Directed by Milos Forman (who also helmed the screenwriting team’s previous picture, the somewhat more successful The People Vs. Larry Flynt), the film is so “just-the-facts” that it becomes pointless to watch--we already know he wrestled women and masqueraded as his unctuous alter ego Tony Clifton. Ya got anything else? And the whimpering, too-bad answer: nope. The movie is a Kaufman’s Greatest Hits compilation, as performed by the skilled Jim Carrey, who has Kaufman’s vocal cadence down, but not his essential sweetness. (A note here: I've often found that the best bio-pics limit their coverage of the personality; the less time spanned, the better the movie--look at Capote, which documents only about ten years of the man's life, or Good Night, and Good Luck, which chronicles even less time. Rarely does a birth-to-death bio-pic come forth successfully, because dramatizing a person's entire existence in two hours is just too much to chew. Unfortunately, Man on the Moon makes this mistake.)
As such, Man in the Moon works better as an advertisement for the real Andy Kaufman’s groundbreaking work, plenty of which is available on DVD, and all of which lend us more intimacy with the comic’s persona than does Forman’s film. Gaze at Anchor Bay’s The Andy Kaufman Special, originally aired on ABC, as the host talks so revealingly with special guest Howdy Doody about his ongoing fascination with the marionette. As you watch, note the audience, simultaneously giggling nervously and finding themselves emotionally spellbound at this obviously meaningful personal moment for Kaufman. His sheepish attempt an unprepared talk show interview with his guest, a gloriously game Cindy Williams, is just one feature in this special that makes one realize that Kaufman’s genius lies in helping us keep our silly side alive.
Witness the excellent Andy Kaufman Plays Carnegie Hall and the moment where Kaufman-as-Clifton raucously introduces a new act he found on the road, the Partridge Family/Cowsills-esque Love Family, who deliver a cornball version of “Aquarius/Let The Sunshine In,” replete with symmetrical choreography and toothy smiles.
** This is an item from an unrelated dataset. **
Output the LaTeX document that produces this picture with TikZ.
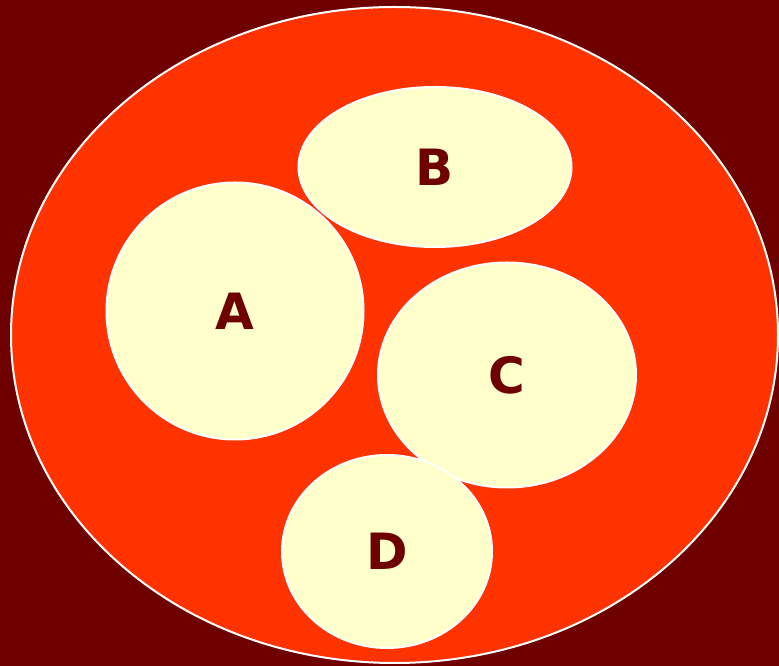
\documentclass[tikz,border=0pt]{standalone}
\usepackage{fontspec}
\setsansfont{DejaVu Sans}
\usetikzlibrary{shapes.geometric}
\definecolor{maroon}{HTML}{6E0000}
\definecolor{setred}{HTML}{FF3300}
\definecolor{setfill}{HTML}{FFFFCC}

\begin{document}
\begin{tikzpicture}[x=1pt,y=1pt,line join=round,
  subset/.style={ellipse,draw=white,line width=2pt,fill=setfill,inner sep=0pt,
    font=\sffamily\bfseries\fontsize{50}{50}\selectfont,text=maroon}]
  \useasboundingbox (0,0) rectangle (779,666);
  % ---- background ----
  \fill[maroon] (0,0) rectangle (779,666);
  % ---- universe ----
  \draw[white,line width=2pt,fill=setred] (394.5,331) ellipse (383.5 and 328);
  % ---- subsets ----
  \node[subset,minimum width=257,minimum height=257] (setA) at (235,355) {A};
  \node[subset,minimum width=273,minimum height=160] (setB) at (435,499) {B};
  \node[subset,minimum width=258,minimum height=225] (setC) at (507,291) {C};
  \node[subset,minimum width=210,minimum height=193] (setD) at (387,114.5) {D};
\end{tikzpicture}
\end{document}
It’s all pure kid’s stuff, as is Andy’s happily out-of-breath delivery of his opening number, “Oklahoma!” or his hand-clapping joy in listening to a special guest sing a Happy New Year song or his famous climactic milk-and-cookies stunt.
Take a gander at My Breakfast with Blassie, Andy’s bright My Dinner with Andre spoof, chronicling his morning at an L.A. Denny’s with the famed King of Men, wrestler Fred Blassie, and you’ll see Kaufman deftly toying with reality as we peer into what sometimes seems like close-circuit camera footage of his conversations with Blassie about breakfast foods, annoying fans, and post-toilet-use hand-washing. You sense Andy’s been a longtime admirer of Blassie’s just by the way he reveres the great wrestler’s flamboyantly-spoken wisdom.
And watch Kaufman jabbing at wrestler Jerry Lawler with a hilarious, playground-quality taunt/song delivered to an arena crowd in I’m From Hollywood, the documentary on Kaufman’s influential sojourn into the wrestling world, and you’ll see Andy the Kid right in front of you, being naughty and angling for a spanking from the wrestling audience, who loves nothing more than to hate their villains (especially ones who are so cowardly as to only wrangle with women). In his cajoling of audiences to let go and have fun, so ably captured in all four of these video works, Kaufman gave us entertainment-starved saps a glimpse of what we’re so often after in our media consumables: a ticket back to childhood, guilt-free and joyous, if we want it.